The federal government has announced a $6.5m pilot of age assurance technology to prevent children from accessing pornography and harmful content as part of its response to the family violence crisis in Australia.
But how will it work? And will it be effective?
Here’s what we know so far.
What is the government proposing?
The prime minister, Anthony Albanese, announced the pilot “will identify available age assurance products to protect children from online harm, and test their efficacy, including in relation to privacy and security”.
“The outcomes will inform the existing work of Australia’s eSafety Commissioner under the Online Safety Act – including through the development of industry codes or standards – to reduce children’s exposure to age-inappropriate material.”
What would be covered by it?
That has yet to be decided, but Albanese has said it will “protect children from harmful content, like pornography and other age-restricted online services”.
It is understood the trial may cover not only adult sites, but also other services where there are age restrictions, such as gaming.
How would it work?
The general idea is that when someone attempts to access a website hosting adult content, the site will employ a method to ensure that person is an adult.
The UK, which has recently implemented age assurance legislation, is the example most proponents suggest Australia should follow. It has outlined five ways companies can make sure people are the age they say they are:
Allowing banks to confirm a user is over 18
Allowing mobile providers to confirm a user is an adult
Credit card checks.

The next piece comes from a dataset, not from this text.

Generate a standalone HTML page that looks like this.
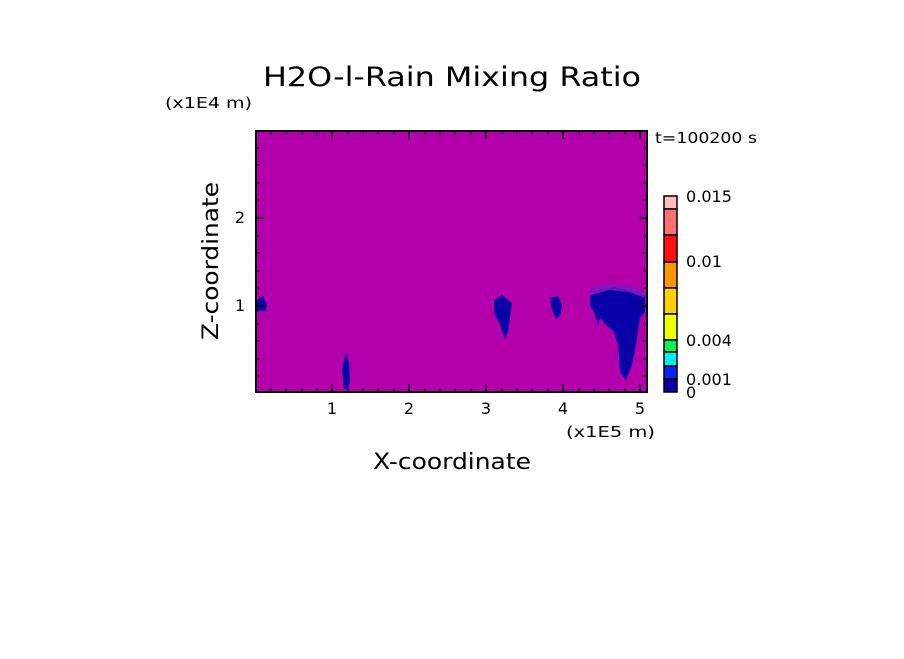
<!DOCTYPE html>
<html><head><style>
body{margin:0;background:#fff;}
svg text{font-family:"DejaVu Sans","Liberation Sans",sans-serif;fill:#000;}
</style></head><body>
<svg width="904" height="654" viewBox="0 0 904 654" xmlns="http://www.w3.org/2000/svg">
<rect width="904" height="654" fill="#fff"/>
<text x="452" y="86" font-size="27" text-anchor="middle" textLength="378" lengthAdjust="spacingAndGlyphs">H2O-l-Rain Mixing Ratio</text>
<text x="165" y="108" font-size="15" textLength="87" lengthAdjust="spacingAndGlyphs">(x1E4 m)</text>
<text x="655" y="143" font-size="15" textLength="102" lengthAdjust="spacingAndGlyphs">t=100200 s</text>
<rect x="256" y="131" width="391" height="261" fill="#b400aa"/>
<g fill="#0a00a8">
<path d="M257,300 L263,296 L267,304 L266,312 L262,310 L257,312Z"/>
<path d="M346,352 L349,362 L350,380 L348,390 L344,388 L342,370Z"/>
<path d="M494,300 L502,295 L512,303 L510,318 L508,332 L505,339 L500,325 L494,312Z"/>
<path d="M550,298 L558,296 L562,305 L560,316 L556,319 L552,310Z"/>
<path d="M590,296 L600,290 L615,287 L628,290 L645,296 L645,312 L640,318 L636,345 L632,365 L626,380 L620,372 L618,345 L614,332 L606,325 L600,318 L598,325 L594,312 L590,306Z"/>
</g>
<g fill="#7a1ac0" opacity="0.8">
<path d="M586,294 L596,286 L610,284 L630,286 L646,292 L646,298 L628,292 L610,290 L595,294Z"/>
</g>
<rect x="256" y="131" width="391" height="261" fill="none" stroke="#000" stroke-width="2"/>
<g stroke="#000" stroke-width="1.5">
<path d="M332,392v-8M409,392v-8M486,392v-8M563,392v-8M640,392v-8M332,131v8M409,131v8M486,131v8M563,131v8M640,131v8"/>
<path d="M256,306h8M256,218h8M647,306h-8M647,218h-8"/>
</g>
<g stroke="#000" stroke-width="1">
<path d="M271,392v-4M286,392v-4M302,392v-4M317,392v-4M348,392v-4M363,392v-4M378,392v-4M394,392v-4M425,392v-4M440,392v-4M455,392v-4M471,392v-4M502,392v-4M517,392v-4M532,392v-4M548,392v-4M579,392v-4M594,392v-4M609,392v-4M625,392v-4"/>
<path d="M271,131v4M286,131v4M302,131v4M317,131v4M348,131v4M363,131v4M378,131v4M394,131v4M425,131v4M440,131v4M455,131v4M471,131v4M502,131v4M517,131v4M532,131v4M548,131v4M579,131v4M594,131v4M609,131v4M625,131v4"/>
<path d="M256,376h4M256,359h4M256,341h4M256,324h4M256,288h4M256,271h4M256,253h4M256,236h4M256,200h4M256,183h4M256,165h4M256,148h4"/>
<path d="M647,376h-4M647,359h-4M647,341h-4M647,324h-4M647,288h-4M647,271h-4M647,253h-4M647,236h-4M647,200h-4M647,183h-4M647,165h-4M647,148h-4"/>
</g>
<g font-size="16" text-anchor="middle">
<text x="332" y="414">1</text><text x="409" y="414">2</text><text x="486" y="414">3</text><text x="563" y="414">4</text><text x="640" y="414">5</text>
</g>
<text x="240" y="311" font-size="16" text-anchor="middle">1</text>
<text x="240" y="223" font-size="16" text-anchor="middle">2</text>
<text x="566" y="437" font-size="15" textLength="89" lengthAdjust="spacingAndGlyphs">(x1E5 m)</text>
<text x="452" y="469" font-size="22" text-anchor="middle" textLength="158" lengthAdjust="spacingAndGlyphs">X-coordinate</text>
<text transform="translate(218,261) rotate(-90)" font-size="22" text-anchor="middle" textLength="158" lengthAdjust="spacingAndGlyphs">Z-coordinate</text>
<g stroke="#000" stroke-width="1.5">
<rect x="664" y="196" width="13" height="13" fill="#ffbcbc"/>
<rect x="664" y="209" width="13" height="26" fill="#ff7070"/>
<rect x="664" y="235" width="13" height="27" fill="#ff1010"/>
<rect x="664" y="262" width="13" height="26" fill="#ff9600"/>
<rect x="664" y="288" width="13" height="26" fill="#ffd000"/>
<rect x="664" y="314" width="13" height="26" fill="#f0ff00"/>
<rect x="664" y="340" width="13" height="12" fill="#10f050"/>
<rect x="664" y="352" width="13" height="14" fill="#00f0f0"/>
<rect x="664" y="366" width="13" height="13" fill="#0028ff"/>
<rect x="664" y="379" width="13" height="13" fill="#0a00a8"/>
</g>
<g font-size="16">
<text x="686" y="202" textLength="46" lengthAdjust="spacingAndGlyphs">0.015</text>
<text x="686" y="267" textLength="36" lengthAdjust="spacingAndGlyphs">0.01</text>
<text x="686" y="346" textLength="46" lengthAdjust="spacingAndGlyphs">0.004</text>
<text x="686" y="385" textLength="46" lengthAdjust="spacingAndGlyphs">0.001</text>
<text x="686" y="398">0</text>
</g>
</svg>
</body></html>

People in the UK need to be over 18 to have a credit card and the website can check with the issuer that the card is valid
Asking users to upload a photo to the site that is then matched with photo ID
Use of facial age estimation technology
In the roadmap for age verification, released by the eSafety commissioner last year, the commissioner recommended what it called a “double-blind tokenised approach”.
That is a device-based token where a third party provider transfers information between sites and age assurance providers to protect user privacy. The token is proof of someone’s age that is held on a device, which can be presented as proof of age without handing over personal information.
Is it feasible?
That is what the pilot aims to determine.
Last year’s road map found the market is “immature but developing” and each technology has benefits and trade-offs. For example, ID-based tools are more certain but carry a higher level of risk.
Will companies comply?
This is the major question. At a time when X is thumbing its nose at the eSafety Commissioner over removal notices and challenging them in court, it remains to be seen whether smaller, overseas-based adult websites will cooperate.
The pilot may look for local sites to test to figure out what might work.
There is already some resistance to attempts at age verification in other parts of the world. The largest porn site, Pornhub, has blocked users based in Texas from accessing the site due to that state’s new age verification law.
But not all adult content is hosted on adult sites. The eSafety roadmap pointed out that more teens 16-18 last year reported seeing porn on Twitter/X (41%) than on actual porn sites (37%) – and that was before the rise of “NUDES IN BIO” reply bots on the site.
Ofcom in the UK had some success in getting two adult sites – SoSpoilt and Xpanded – to verify ages via credit cards, ID, mobile checks and age estimation – but it is still early days.
Won’t this be a massive privacy risk?
Depending on the solution used, it could be.
We could end up with porn websites keeping the ID documents of users on file.
That creates a huge honeypot of information and could see the institutions verifying people hold much more personal information on users than previously.
eSafety is cognisant of this concern, which is why it proposed a double-blind token option so that neither the organisation verifying you or the adult site track your personal information or website preferences.
Has it worked elsewhere?
As eSafety noted last year, the market is relatively immature. It’s still in early stages in other parts of the world.
The UK mandated age assurance for adult sites late last year.
Adult sites there are not mandated to use a specific form of age assurance technology, but they are required to meet legal obligations set out by the UK’s online safety act that whatever they use is highly effective, technically accurate, robust, reliable and fair.
A spokesperson for the communications department it had partnered with the UK to learn from its efforts, and was also looking at how similar systems were working in the US.
Will it use the digital ID?
No decisions have yet been made. The legislation enabling the government’s digital ID framework passed the Senate in March, but has yet to pass the House. The eSafety commissioner’s preferred option of a double-blind token system could also be compatible with the government digital ID, meaning that system could be used to verify someone’s age.
When will it happen?
There hasn’t been a time set on when the project will roll out.